The Ninu reference genome is one of the highest-quality marsupial genomes available, comparable to the koala genome. Phylogenetic and PCA analyses confirmed the divergence of Ninu and Yallara. PSMC and MSMC analyses revealed two major population crashes in both species coinciding with global cooling events. Ninu from the temperate island population showed lower heterozygosity and higher ROH compared to semi-arid individuals, likely due to a small founder effect. The semi-arid Ninu showed variable ROH levels, with both short and long ROHs suggesting past and recent inbreeding. Despite their captive history, Ninu had fewer long ROHs than other larger mammals, potentially due to their boom-bust life history. The metapopulation expansion between 2016 and 2021 increased heterozygosity in translocated populations, demonstrating the success of genetically informed management. The scat SNP panel successfully genotyped wild Ninu, revealing comparable genetic diversity to other wild populations. GWAS identified genes involved in anatomical structure, metabolic pathways, and stress response that differed between semi-arid and temperate Ninu. Ninu showed the highest number of annotated olfactory receptor genes among the ten species compared in CAFE analysis. Association analysis revealed fixed differences in four testis genes between semi-arid and temperate male Ninu. All 115 conserved eutherian chorioallantoic placentation genes were expressed in the Ninu uterus.
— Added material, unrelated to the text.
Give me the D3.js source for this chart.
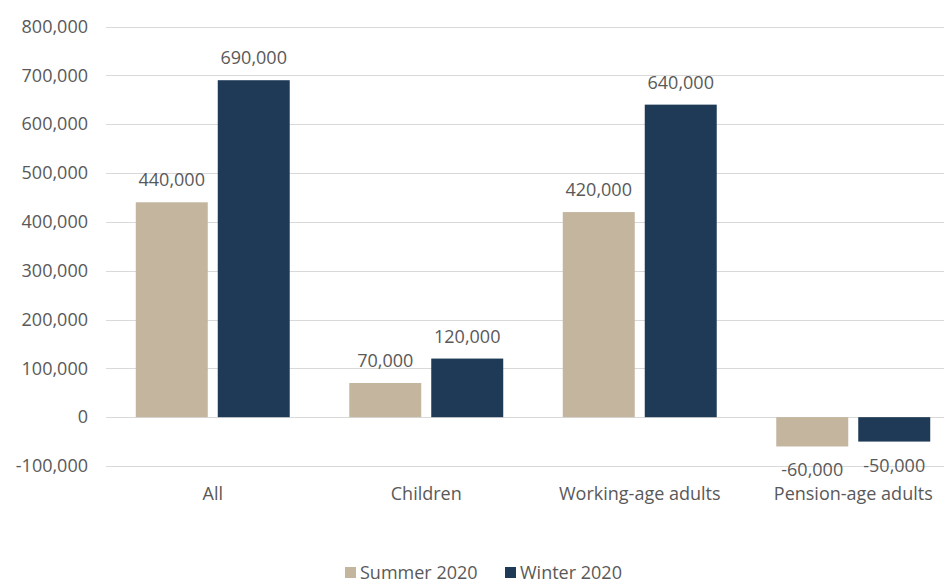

The immune gene repertoire of Ninu was similar to other marsupials, with marsupial-specific genes and eutherian orthologues identified. The analysis of the XY1Y2 sex chromosome system revealed a large pseudoautosomal region (PAR) in the compound X chromosome that pairs with the Y2 chromosome during meiosis.

This study demonstrates the power of integrating genomics with Indigenous knowledge and conservation management. The high-quality Ninu genome provides a valuable resource for understanding bilby biology and evolution. The findings highlight the impact of past climate change and the effectiveness of genetically informed metapopulation management. The development of a reliable scat genotyping method is a significant breakthrough for monitoring remote populations. The unique biological characteristics revealed through transcriptomics and comparative genomics offer insights into bilby adaptations. The identification of genes involved in key pathways like metabolism and reproduction can inform future conservation strategies. The collaborative nature of this research, involving Indigenous rangers, conservation managers, and scientists, is a model for future conservation genetics projects.

This study provides the first chromosome-level genome assembly for the greater bilby and the first genome sequence for the extinct lesser bilby. The findings demonstrate the value of integrating genomics with Indigenous knowledge and conservation management for the long-term survival of the bilby. Future research should investigate the functional consequences of the identified genetic variations, expand scat sampling across the country, and continue to integrate Indigenous knowledge into conservation planning.

The small sample size for Yallara limited the power of the association studies. The use of museum specimens may lead to DNA degradation and biases in the Yallara genome assembly. The scat genotyping panel may have limited sensitivity in areas with low bilby densities or high scat degradation. Further research is needed to understand the effects of various environmental factors on gene expression and to validate the use of scat sampling methods.